▶ _EXERCISE BRIEF_
Print nothing but the lines from the start of the listing below through the line that contains "(0,0) rectangle (554,678);". Do not include the pictures.

▶ _DATA LINES_
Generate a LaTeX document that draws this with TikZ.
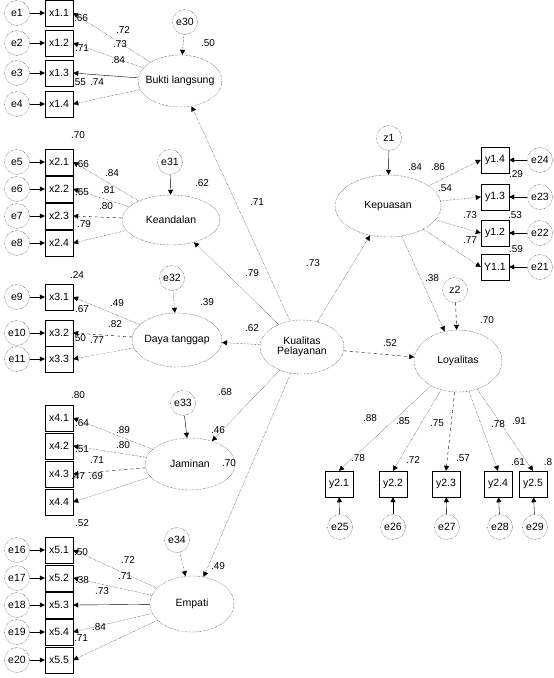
\documentclass[tikz,border=0pt]{standalone}
\usepackage{fontspec}
\setmainfont{Liberation Sans}
\usetikzlibrary{shapes.geometric,arrows.meta}
\newcommand\zw[1]{\makebox[0pt][c]{#1}}
\begin{document}
\begin{tikzpicture}[x=1pt,y=-1pt,
  font=\fontsize{10.5}{12}\selectfont,
  lat/.style={ellipse,draw,densely dotted,inner sep=0pt},
  err/.style={circle,draw,densely dotted,minimum size=25pt,inner sep=0pt},
  obs/.style={rectangle,draw,minimum width=28pt,minimum height=26pt,inner sep=0pt},
  num/.style={inner sep=0pt,font=\fontsize{10}{11}\selectfont},
  tip/.style={-{Triangle[length=5pt,width=5pt]}},
  arr/.style={tip,densely dotted},
  darr/.style={tip,dashed},
  sarr/.style={tip},
]
\useasboundingbox (0,0) rectangle (554,678);

% ---------- latent variables ----------
\node[lat,minimum width=84pt,minimum height=52pt] (bl) at (180,81) {\zw{Bukti langsung}};
\node[lat,minimum width=98pt,minimum height=50pt] (ke) at (171,220) {\zw{Keandalan}};
\node[lat,minimum width=90pt,minimum height=54pt] (dt) at (177,340) {\zw{Daya tanggap}};
\node[lat,minimum width=90pt,minimum height=52pt] (ja) at (190,464) {\zw{Jaminan}};
\node[lat,minimum width=84pt,minimum height=56pt] (em) at (192,604) {\zw{Empati}};
\node[lat,minimum width=84pt,minimum height=54pt] (kp) at (302,347)
  {\zw{\begin{tabular}{@{}c@{}}Kualitas\\[-2pt]Pelayanan\end{tabular}}};
\node[lat,minimum width=106pt,minimum height=62pt] (kep) at (388,206) {\zw{Kepuasan}};
\node[lat,minimum width=88pt,minimum height=62pt] (loy) at (458,361) {\zw{Loyalitas}};

% ---------- disturbances ----------
\node[err] (e30) at (185,22) {e30};
\node[err] (e31) at (170,162) {e31};
\node[err] (e32) at (172,278) {e32};
\node[err] (e33) at (183,403) {e33};
\node[err] (e34) at (177,540) {e34};
\node[err] (z1) at (389,138) {z1};
\node[err] (z2) at (455,290) {z2};

% ---------- Bukti langsung block ----------
\node[err] (e1) at (17,13) {e1};
\node[err] (e2) at (17,43) {e2};
\node[err] (e3) at (17,73) {e3};
\node[err] (e4) at (17,104) {e4};
\node[obs] (x11) at (59,13) {x1.1};
\node[obs] (x12) at (59,43) {x1.2};
\node[obs] (x13) at (59,73) {x1.3};
\node[obs] (x14) at (59,104) {x1.4};

% ---------- Keandalan block ----------
\node[err] (e5) at (17,162) {e5};
\node[err] (e6) at (17,189) {e6};
\node[err] (e7) at (17,216) {e7};
\node[err] (e8) at (17,243) {e8};
\node[obs] (x21) at (59,162) {x2.1};
\node[obs] (x22) at (59,189) {x2.2};
\node[obs] (x23) at (59,216) {x2.3};
\node[obs] (x24) at (59,243) {x2.4};

% ---------- Daya tanggap block ----------
\node[err] (e9) at (17,297) {e9};
\node[err] (e10) at (17,333) {e10};
\node[err] (e11) at (17,359) {e11};
\node[obs] (x31) at (59,297) {x3.1};
\node[obs] (x32) at (59,333) {x3.2};
\node[obs] (x33) at (59,359) {x3.3};

% ---------- Jaminan block ----------
\node[obs] (x41) at (59,418) {x4.1};
\node[obs] (x42) at (59,446) {x4.2};
\node[obs] (x43) at (59,474) {x4.3};
\node[obs] (x44) at (59,502) {x4.4};

% ---------- Empati block ----------
\node[err] (e16) at (17,550) {e16};
\node[err] (e17) at (17,578) {e17};
\node[err] (e18) at (17,605) {e18};
\node[err] (e19) at (17,632) {e19};
\node[err] (e20) at (17,660) {e20};
\node[obs] (x51) at (59,550) {x5.1};
\node[obs] (x52) at (59,578) {x5.2};
\node[obs] (x53) at (59,605) {x5.3};
\node[obs] (x54) at (59,632) {x5.4};
\node[obs] (x55) at (59,660) {x5.5};

% ---------- Kepuasan indicators ----------
\node[obs] (y14) at (495,160) {y1.4};
\node[obs] (y13) at (495,197) {y1.3};
\node[obs] (y12) at (495,233) {y1.2};
\node[obs] (y11) at (495,267) {Y1.1};
\node[err] (e24) at (540,160) {e24};
\node[err] (e23) at (540,197) {e23};
\node[err] (e22) at (540,233) {e22};
\node[err] (e21) at (540,267) {e21};

% ---------- Loyalitas indicators ----------
\node[obs] (y21) at (339,484) {y2.1};
\node[obs] (y22) at (393,484) {y2.2};
\node[obs] (y23) at (446,484) {y2.3};
\node[obs] (y24) at (498,484) {y2.4};
\node[obs] (y25) at (533,484) {y2.5};
\node[err] (e25) at (340,527) {e25};
\node[err] (e26) at (393,527) {e26};
\node[err] (e27) at (447,527) {e27};
\node[err] (e28) at (500,527) {e28};
\node[err] (e29) at (535,527) {e29};

% ---------- structural paths ----------
\draw[arr] (kp) -- (bl);
\draw[arr] (kp) -- (ke);
\draw[arr] (kp) -- (dt);
\draw[arr] (kp) -- (ja);
\draw[arr] (kp) -- (em);
\draw[arr] (kp) -- (kep);
\draw[darr] (kp) -- (loy);
\draw[arr] (kep) -- (loy);

% disturbance arrows
\draw[arr] (e30) -- (bl);
\draw[sarr] (e31) -- (ke);
\draw[arr] (e32) -- (dt);
\draw[sarr] (e33) -- (ja);
\draw[arr] (e34) -- (em);
\draw[sarr] (z1) -- (kep);
\draw[darr] (z2) -- (loy);

% ---------- loadings ----------
\draw[arr] (bl) -- (x11.east);
\draw[arr] (bl) -- (x12.east);
\draw[sarr] (bl) -- (x13.east);
\draw[arr] (bl) -- (x14.east);

\draw[arr] (ke) -- (x21.east);
\draw[arr] (ke) -- (x22.east);
\draw[darr] (ke) -- (x23.east);
\draw[arr] (ke) -- (x24.east);

\draw[arr] (dt) -- (x31.east);
\draw[darr] (dt) -- (x32.east);
\draw[arr] (dt) -- (x33.east);

\draw[arr] (ja) -- (x41.east);
\draw[arr] (ja) -- (x42.east);
\draw[darr] (ja) -- (x43.east);
\draw[arr] (ja) -- (x44.east);

\draw[arr] (em) -- (x51.east);
\draw[arr] (em) -- (x52.east);
\draw[sarr] (em) -- (x53.east);
\draw[arr] (em) -- (x54.east);
\draw[arr] (em) -- (x55.east);

\draw[arr] (kep) -- (y14.west);
\draw[arr] (kep) -- (y13.west);
\draw[arr] (kep) -- (y12.west);
\draw[arr] (kep) -- (y11.west);

\draw[arr] (loy) -- (y21.north);
\draw[arr] (loy) -- (y22.north);
\draw[darr] (loy) -- (y23.north);
\draw[arr] (loy) -- (y24.north);
\draw[arr] (loy) -- (y25.north);

% ---------- measurement errors ----------
\foreach \e/\x in {e1/x11,e2/x12,e3/x13,e4/x14,e5/x21,e6/x22,e7/x23,e8/x24,
                   e9/x31,e10/x32,e11/x33,e16/x51,e17/x52,e18/x53,e19/x54,e20/x55}
  \draw[sarr] (\e) -- (\x);
\foreach \e/\x in {e24/y14,e23/y13,e22/y12,e21/y11,e25/y21,e26/y22,e27/y23,e28/y24,e29/y25}
  \draw[sarr] (\e) -- (\x);

% ---------- estimates ----------
% Bukti langsung
\node[num] (n1) at (81,18) {.66};
\node[num] (n2) at (123,30) {.72};
\node[num] (n3) at (120,44) {.73};
\node[num] (n4) at (82,48) {.71};
\node[num] (n5) at (118,60) {.84};
\node[num] (n6) at (79,82) {.55};
\node[num] (n7) at (97,82) {.74};
\node[num] (n8) at (208,43) {.50};
% Keandalan
\node[num] (n9) at (78,135) {.70};
\node[num] (n10) at (82,164) {.66};
\node[num] (n11) at (112,173) {.84};
\node[num] (n12) at (82,192) {.65};
\node[num] (n13) at (108,190) {.81};
\node[num] (n14) at (106,206) {.80};
\node[num] (n15) at (84,224) {.79};
\node[num] (n16) at (202,183) {.62};
\node[num] (n17) at (257,202) {.71};
% Daya tanggap
\node[num] (n18) at (77,275) {.24};
\node[num] (n19) at (82,309) {.67};
\node[num] (n20) at (117,303) {.49};
\node[num] (n21) at (115,324) {.82};
\node[num] (n22) at (79,338) {.50};
\node[num] (n23) at (97,340) {.77};
\node[num] (n24) at (207,302) {.39};
\node[num] (n25) at (252,273) {.79};
\node[num] (n26) at (252,328) {.62};
% Jaminan
\node[num] (n27) at (78,395) {.80};
\node[num] (n28) at (82,423) {.64};
\node[num] (n29) at (123,430) {.89};
\node[num] (n30) at (123,445) {.80};
\node[num] (n31) at (82,449) {.51};
\node[num] (n32) at (97,460) {.71};
\node[num] (n33) at (78,476) {.47};
\node[num] (n34) at (96,476) {.69};
\node[num] (n35) at (218,430) {.46};
\node[num] (n36) at (229,463) {.70};
\node[num] (n37) at (225,392) {.68};
% Empati
\node[num] (n38) at (82,523) {.52};
\node[num] (n39) at (81,552) {.50};
\node[num] (n40) at (128,560) {.72};
\node[num] (n41) at (125,576) {.71};
\node[num] (n42) at (82,580) {.38};
\node[num] (n43) at (102,591) {.73};
\node[num] (n44) at (99,627) {.84};
\node[num] (n45) at (81,638) {.71};
\node[num] (n46) at (218,566) {.49};
% structural
\node[num] (n47) at (313,263) {.73};
\node[num] (n48) at (390,343) {.52};
\node[num] (n49) at (432,278) {.38};
\node[num] (n50) at (487,320) {.70};
% Kepuasan
\node[num] (n51) at (445,188) {.54};
\node[num] (n52) at (470,215) {.73};
\node[num] (n53) at (470,240) {.77};
\node[num] (n54) at (516,174) {.29};
\node[num] (n55) at (515,215) {.53};
\node[num] (n56) at (516,249) {.59};
\node[num] (n57) at (415,167) {.84};
\node[num] (n58) at (438,167) {.86};
% Loyalitas
\node[num] (n59) at (370,418) {.88};
\node[num] (n60) at (403,421) {.85};
\node[num] (n61) at (437,423) {.75};
\node[num] (n62) at (498,424) {.78};
\node[num] (n63) at (519,421) {.91};
\node[num] (n64) at (358,458) {.78};
\node[num] (n65) at (413,460) {.72};
\node[num] (n66) at (463,458) {.57};
\node[num] (n67) at (518,462) {.61};
\node[num] (n68) at (548,462) {.8};
\end{tikzpicture}
\end{document}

▶ _THE SOLUTION_
Generate a LaTeX document that draws this with TikZ.
\documentclass[tikz,border=0pt]{standalone}
\usepackage{fontspec}
\setmainfont{Liberation Sans}
\usetikzlibrary{shapes.geometric,arrows.meta}
\newcommand\zw[1]{\makebox[0pt][c]{#1}}
\begin{document}
\begin{tikzpicture}[x=1pt,y=-1pt,
  font=\fontsize{10.5}{12}\selectfont,
  lat/.style={ellipse,draw,densely dotted,inner sep=0pt},
  err/.style={circle,draw,densely dotted,minimum size=25pt,inner sep=0pt},
  obs/.style={rectangle,draw,minimum width=28pt,minimum height=26pt,inner sep=0pt},
  num/.style={inner sep=0pt,font=\fontsize{10}{11}\selectfont},
  tip/.style={-{Triangle[length=5pt,width=5pt]}},
  arr/.style={tip,densely dotted},
  darr/.style={tip,dashed},
  sarr/.style={tip},
]
\useasboundingbox (0,0) rectangle (554,678);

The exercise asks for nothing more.